Shadow Backlog

ShadowBacklog

The team was under pressure to deliver a rewrite of the flagship product after having been handed an agressive delivery date. In spite of the Scrum board and other information radiators in their area, the Scrum Master had to deliver progress reports to the CEO every day. The company president and vice presidents attended sprint reviews and grilled the team whenever a story was not closed or sprint goal not met.

One could easily argue that a fixed scope and fixed delivery date is in no way agile – end of discussion – but this still happens in organizations that use (at least partially) agile practices leaving Scrum Masters to navigate choppy waters.

Of course the team developed some coping mechanisms, the most insidious of which was kicking the can down the road.

Whenever the team encountered unexpected complexity or scenarios when working on a story, they said “this wasn’t in the story that we planned, so let’s call the current story done so that our sprint metrics will look good and handle the extra stuff sometime later.” Everyone except for the Scrum Master was happy – for awhile.
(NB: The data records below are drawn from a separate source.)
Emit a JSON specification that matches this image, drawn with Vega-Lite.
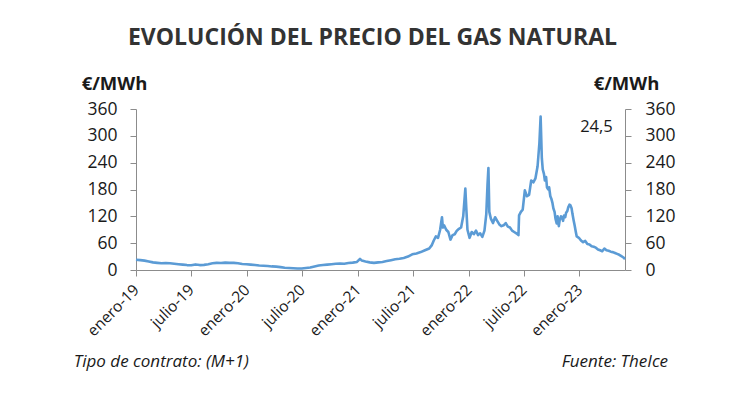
{
  "$schema": "https://vega.github.io/schema/vega-lite/v6.json",
  "width": 489,
  "height": 161,
  "autosize": {"type": "none"},
  "padding": {"left": 136, "top": 109, "right": 125, "bottom": 138},
  "background": "white",
  "config": {
    "view": {"stroke": null},
    "font": "Open Sans",
    "axis": {"grid": false, "domainColor": "#8c8c8c", "tickColor": "#8c8c8c", "labelColor": "#1a1a1a", "labelFont": "Open Sans", "titleFont": "Open Sans", "titleColor": "#1a1a1a"}
  },
  "title": {"text": "EVOLUCIÓN DEL PRECIO DEL GAS NATURAL", "font": "Open Sans", "fontSize": 23, "fontWeight": "bold", "color": "#333333", "anchor": "middle", "dx": -8, "offset": 24},
  "datasets": {
    "gas": [
      {"date": "2019-01-01", "price": 23}, {"date": "2019-01-15", "price": 22}, {"date": "2019-01-29", "price": 21},
      {"date": "2019-02-12", "price": 19}, {"date": "2019-02-26", "price": 17}, {"date": "2019-03-12", "price": 16},
      {"date": "2019-03-26", "price": 15}, {"date": "2019-04-09", "price": 15.5}, {"date": "2019-04-23", "price": 15},
      {"date": "2019-05-07", "price": 14}, {"date": "2019-05-21", "price": 13}, {"date": "2019-06-04", "price": 12},
      {"date": "2019-06-18", "price": 11}, {"date": "2019-07-02", "price": 10.5}, {"date": "2019-07-16", "price": 12.5},
      {"date": "2019-07-30", "price": 11}, {"date": "2019-08-13", "price": 11.5}, {"date": "2019-08-27", "price": 13},
      {"date": "2019-09-10", "price": 15}, {"date": "2019-09-24", "price": 16}, {"date": "2019-10-08", "price": 15.5},
      {"date": "2019-10-22", "price": 16.5}, {"date": "2019-11-05", "price": 16}, {"date": "2019-11-19", "price": 16},
      {"date": "2019-12-03", "price": 15}, {"date": "2019-12-17", "price": 13.5}, {"date": "2019-12-31", "price": 13},
      {"date": "2020-01-14", "price": 12}, {"date": "2020-01-28", "price": 11}, {"date": "2020-02-11", "price": 10},
      {"date": "2020-02-25", "price": 9.5}, {"date": "2020-03-10", "price": 9}, {"date": "2020-03-24", "price": 8},
      {"date": "2020-04-07", "price": 7.5}, {"date": "2020-04-21", "price": 6.5}, {"date": "2020-05-05", "price": 5},
      {"date": "2020-05-19", "price": 4.5}, {"date": "2020-06-02", "price": 4}, {"date": "2020-06-16", "price": 3.5},
      {"date": "2020-06-30", "price": 3.5}, {"date": "2020-07-14", "price": 4.5}, {"date": "2020-07-28", "price": 5.5},
      {"date": "2020-08-11", "price": 8}, {"date": "2020-08-25", "price": 10}, {"date": "2020-09-08", "price": 11},
      {"date": "2020-09-22", "price": 12}, {"date": "2020-10-06", "price": 13}, {"date": "2020-10-20", "price": 14},
      {"date": "2020-11-03", "price": 14.5}, {"date": "2020-11-17", "price": 14}, {"date": "2020-12-01", "price": 15.5},
      {"date": "2020-12-15", "price": 16.5}, {"date": "2020-12-29", "price": 18}, {"date": "2021-01-08", "price": 25},
      {"date": "2021-01-14", "price": 21}, {"date": "2021-01-26", "price": 19}, {"date": "2021-02-09", "price": 17},
      {"date": "2021-02-23", "price": 16}, {"date": "2021-03-09", "price": 17}, {"date": "2021-03-23", "price": 18},
      {"date": "2021-04-06", "price": 20}, {"date": "2021-04-20", "price": 22}, {"date": "2021-05-04", "price": 24},
      {"date": "2021-05-18", "price": 25}, {"date": "2021-06-01", "price": 27}, {"date": "2021-06-15", "price": 30},
      {"date": "2021-06-29", "price": 35}, {"date": "2021-07-13", "price": 37}, {"date": "2021-07-27", "price": 40},
      {"date": "2021-08-10", "price": 44}, {"date": "2021-08-24", "price": 48}, {"date": "2021-09-01", "price": 55},
      {"date": "2021-09-08", "price": 66}, {"date": "2021-09-15", "price": 75}, {"date": "2021-09-22", "price": 72},
      {"date": "2021-09-29", "price": 90}, {"date": "2021-10-05", "price": 118}, {"date": "2021-10-08", "price": 95},
      {"date": "2021-10-12", "price": 100}, {"date": "2021-10-19", "price": 90}, {"date": "2021-10-26", "price": 85},
      {"date": "2021-11-02", "price": 68}, {"date": "2021-11-09", "price": 78}, {"date": "2021-11-16", "price": 80},
      {"date": "2021-11-23", "price": 88}, {"date": "2021-11-30", "price": 92}, {"date": "2021-12-07", "price": 95},
      {"date": "2021-12-14", "price": 120}, {"date": "2021-12-21", "price": 182}, {"date": "2021-12-24", "price": 140},
      {"date": "2021-12-28", "price": 90}, {"date": "2022-01-04", "price": 72}, {"date": "2022-01-11", "price": 85},
      {"date": "2022-01-18", "price": 80}, {"date": "2022-01-25", "price": 88}, {"date": "2022-02-01", "price": 78},
      {"date": "2022-02-08", "price": 82}, {"date": "2022-02-15", "price": 74}, {"date": "2022-02-22", "price": 88},
      {"date": "2022-02-28", "price": 125}, {"date": "2022-03-04", "price": 190}, {"date": "2022-03-07", "price": 228},
      {"date": "2022-03-10", "price": 130}, {"date": "2022-03-15", "price": 115}, {"date": "2022-03-22", "price": 105},
      {"date": "2022-03-29", "price": 118}, {"date": "2022-04-05", "price": 110}, {"date": "2022-04-12", "price": 102},
      {"date": "2022-04-19", "price": 98}, {"date": "2022-04-26", "price": 100}, {"date": "2022-05-03", "price": 105},
      {"date": "2022-05-10", "price": 97}, {"date": "2022-05-17", "price": 95}, {"date": "2022-05-24", "price": 88},
      {"date": "2022-05-31", "price": 85}, {"date": "2022-06-07", "price": 82}, {"date": "2022-06-14", "price": 78},
      {"date": "2022-06-16", "price": 122}, {"date": "2022-06-22", "price": 130}, {"date": "2022-06-28", "price": 135},
      {"date": "2022-07-05", "price": 178}, {"date": "2022-07-12", "price": 165}, {"date": "2022-07-19", "price": 168},
      {"date": "2022-07-26", "price": 200}, {"date": "2022-08-02", "price": 196}, {"date": "2022-08-09", "price": 205},
      {"date": "2022-08-16", "price": 232}, {"date": "2022-08-22", "price": 284}, {"date": "2022-08-26", "price": 343},
      {"date": "2022-08-30", "price": 250}, {"date": "2022-09-02", "price": 225}, {"date": "2022-09-06", "price": 215},
      {"date": "2022-09-09", "price": 200}, {"date": "2022-09-13", "price": 208}, {"date": "2022-09-16", "price": 185},
      {"date": "2022-09-20", "price": 180}, {"date": "2022-09-23", "price": 185}, {"date": "2022-09-27", "price": 165},
      {"date": "2022-09-30", "price": 160}, {"date": "2022-10-04", "price": 150}, {"date": "2022-10-07", "price": 138},
      {"date": "2022-10-11", "price": 130}, {"date": "2022-10-14", "price": 115}, {"date": "2022-10-18", "price": 104},
      {"date": "2022-10-21", "price": 120}, {"date": "2022-10-25", "price": 98}, {"date": "2022-10-28", "price": 112},
      {"date": "2022-11-01", "price": 120}, {"date": "2022-11-04", "price": 118}, {"date": "2022-11-08", "price": 110},
      {"date": "2022-11-11", "price": 122}, {"date": "2022-11-15", "price": 118}, {"date": "2022-11-18", "price": 128},
      {"date": "2022-11-22", "price": 132}, {"date": "2022-11-25", "price": 140}, {"date": "2022-11-29", "price": 146},
      {"date": "2022-12-02", "price": 145}, {"date": "2022-12-06", "price": 138}, {"date": "2022-12-09", "price": 125},
      {"date": "2022-12-13", "price": 110}, {"date": "2022-12-16", "price": 100}, {"date": "2022-12-20", "price": 85},
      {"date": "2022-12-23", "price": 75}, {"date": "2022-12-30", "price": 72}, {"date": "2023-01-06", "price": 66},
      {"date": "2023-01-13", "price": 62}, {"date": "2023-01-20", "price": 65}, {"date": "2023-01-27", "price": 58},
      {"date": "2023-02-03", "price": 57}, {"date": "2023-02-10", "price": 53}, {"date": "2023-02-17", "price": 52},
      {"date": "2023-02-24", "price": 50}, {"date": "2023-03-03", "price": 46}, {"date": "2023-03-10", "price": 44},
      {"date": "2023-03-17", "price": 42}, {"date": "2023-03-24", "price": 48}, {"date": "2023-03-31", "price": 44},
      {"date": "2023-04-07", "price": 43}, {"date": "2023-04-14", "price": 41}, {"date": "2023-04-21", "price": 40},
      {"date": "2023-04-28", "price": 38}, {"date": "2023-05-05", "price": 36}, {"date": "2023-05-12", "price": 34},
      {"date": "2023-05-19", "price": 31}, {"date": "2023-05-26", "price": 28}, {"date": "2023-05-31", "price": 24.5}
    ],
    "notes": [
      {"label": "Tipo de contrato: (M+1)", "kind": "left"},
      {"label": "Fuente: TheIce", "kind": "right"}
    ]
  },
  "layer": [
    {
      "data": {"name": "gas"},
      "mark": {"type": "line", "color": "#5b9bd5", "strokeWidth": 2.6, "interpolate": "linear", "strokeJoin": "round"},
      "encoding": {
        "x": {
          "field": "date", "type": "temporal",
          "scale": {"type": "utc", "domain": [{"year": 2019, "month": 1, "date": 1, "utc": true}, {"year": 2023, "month": 5, "date": 31, "utc": true}]},
          "axis": {
            "title": null,
            "values": [
              {"year": 2019, "month": 1, "date": 1, "utc": true}, {"year": 2019, "month": 7, "date": 1, "utc": true},
              {"year": 2020, "month": 1, "date": 1, "utc": true}, {"year": 2020, "month": 7, "date": 1, "utc": true},
              {"year": 2021, "month": 1, "date": 1, "utc": true}, {"year": 2021, "month": 7, "date": 1, "utc": true},
              {"year": 2022, "month": 1, "date": 1, "utc": true}, {"year": 2022, "month": 7, "date": 1, "utc": true},
              {"year": 2023, "month": 1, "date": 1, "utc": true}
            ],
            "labelExpr": "(utcFormat(datum.value, '%m') == '01' ? 'enero-' : 'julio-') + utcFormat(datum.value, '%y')",
            "labelAngle": -45, "labelAlign": "right", "labelBaseline": "middle",
            "labelFontSize": 15.5, "labelPadding": 11, "tickSize": 6, "labelOverlap": false, "labelFlush": false
          }
        },
        "y": {
          "field": "price", "type": "quantitative",
          "scale": {"domain": [0, 360], "nice": false, "zero": true},
          "axis": {
            "values": [0, 60, 120, 180, 240, 300, 360],
            "title": "€/MWh", "titleAngle": 0, "titleAlign": "center", "titleBaseline": "alphabetic",
            "titleX": -22, "titleY": -20, "titleFontSize": 18.5, "titleFontWeight": "bold",
            "labelFontSize": 17.5, "labelPadding": 13, "tickSize": 6, "labelOverlap": false
          }
        }
      }
    },
    {
      "data": {"name": "gas"},
      "mark": {"type": "line", "opacity": 0},
      "encoding": {
        "x": {"field": "date", "type": "temporal"},
        "y": {
          "field": "price", "type": "quantitative",
          "scale": {"domain": [0, 360], "nice": false, "zero": true},
          "axis": {
            "orient": "right",
            "values": [0, 60, 120, 180, 240, 300, 360],
            "title": "€/MWh", "titleAngle": 0, "titleAlign": "center", "titleBaseline": "alphabetic",
            "titleX": 1, "titleY": -20, "titleFontSize": 18.5, "titleFontWeight": "bold",
            "labelFontSize": 17.5, "labelPadding": 14, "tickSize": 6, "labelOverlap": false
          }
        }
      }
    },
    {
      "data": {"values": [{"label": "24,5"}]},
      "mark": {"type": "text", "font": "Open Sans", "fontSize": 16.5, "color": "#1a1a1a", "align": "center", "baseline": "middle"},
      "encoding": {
        "x": {"datum": {"year": 2023, "month": 2, "date": 26, "utc": true}, "type": "temporal"},
        "y": {"datum": 320, "type": "quantitative", "scale": {"domain": [0, 360], "nice": false}, "axis": null},
        "text": {"field": "label"}
      }
    },
    {
      "data": {"name": "notes"},
      "transform": [{"filter": "datum.kind == 'left'"}],
      "mark": {"type": "text", "font": "Open Sans", "fontSize": 17, "fontStyle": "italic", "color": "#1a1a1a", "align": "left", "baseline": "middle"},
      "encoding": {
        "x": {"datum": {"year": 2018, "month": 6, "date": 10, "utc": true}, "type": "temporal"},
        "y": {"datum": -205, "type": "quantitative", "scale": {"domain": [0, 360], "nice": false}, "axis": null},
        "text": {"field": "label"}
      }
    },
    {
      "data": {"name": "notes"},
      "transform": [{"filter": "datum.kind == 'right'"}],
      "mark": {"type": "text", "font": "Open Sans", "fontSize": 17, "fontStyle": "italic", "color": "#1a1a1a", "align": "right", "baseline": "middle"},
      "encoding": {
        "x": {"datum": {"year": 2023, "month": 10, "date": 20, "utc": true}, "type": "temporal"},
        "y": {"datum": -205, "type": "quantitative", "scale": {"domain": [0, 360], "nice": false}, "axis": null},
        "text": {"field": "label"}
      }
    }
  ],
  "resolve": {"scale": {"y": "independent"}}
}
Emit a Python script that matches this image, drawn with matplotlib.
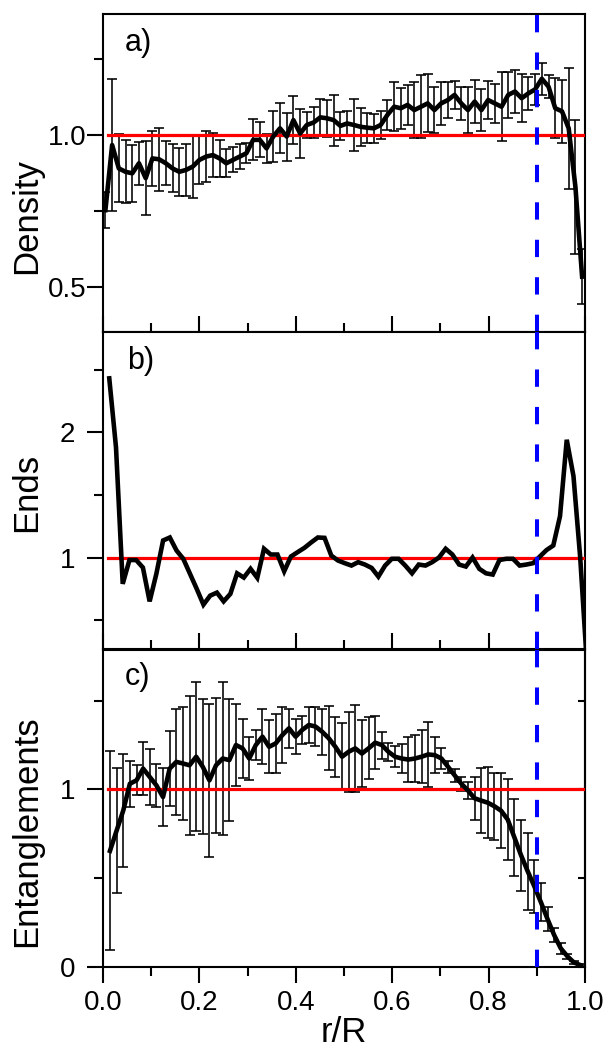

Team velocities looked good. Stories were being closed as planned. On the surface it looked like features were being completed. The teams were going to deliver on schedule. The Scrum Master knew deep down that they were either going to deliver late or deliver an application with enormous amounts of technical debt. She also knew that the organization could not handle to truth so she soldiered on.

Then the bubble burst. The collective “oh crap” moment happened when people realized that the system should be production-ready but was not. Some features were incomplete. Bugs were still there from parallel testing that had been performed months ago. There was no room in the time before the expected completion date to resolve all of the open issues. Market launch would be delayed.

The ‘shadow backlog’ existed in the developers’ minds and in the list of open defects that were logged elsewhere from ongoing user testing. There were no product backlog items for them and no sprints in the release plan for addressing them.

Reflections:
– Make sure that all remaining work is visible. Create backlog items for stories, technical debt, and bugs. The backlog consists of Product Backlog Items (PBIs), not just user stories.
– Get user feedback during the sprint to avoid surprises later. Ideally users are integrated into the process via acceptance test driven development (ATDD). At a minimum they have an opportunity to see stories in action and provide feedback in the sprint. Any feedback and new ideas that cannot be incorporated during the sprint should be captured as real backlog items and sized/prioritized.
– Don’t be afraid to keep a story open if it was more difficult or took longer than expected when sprint planning was originally done. Better to take a little heat now rather than have the bubble burst later.
– Avoid ‘bucket stories’ near the end of a release that become a dumping ground for stuff that did not get completed in the sprints. Bucket stories can quickly grow exponentially and delay the release.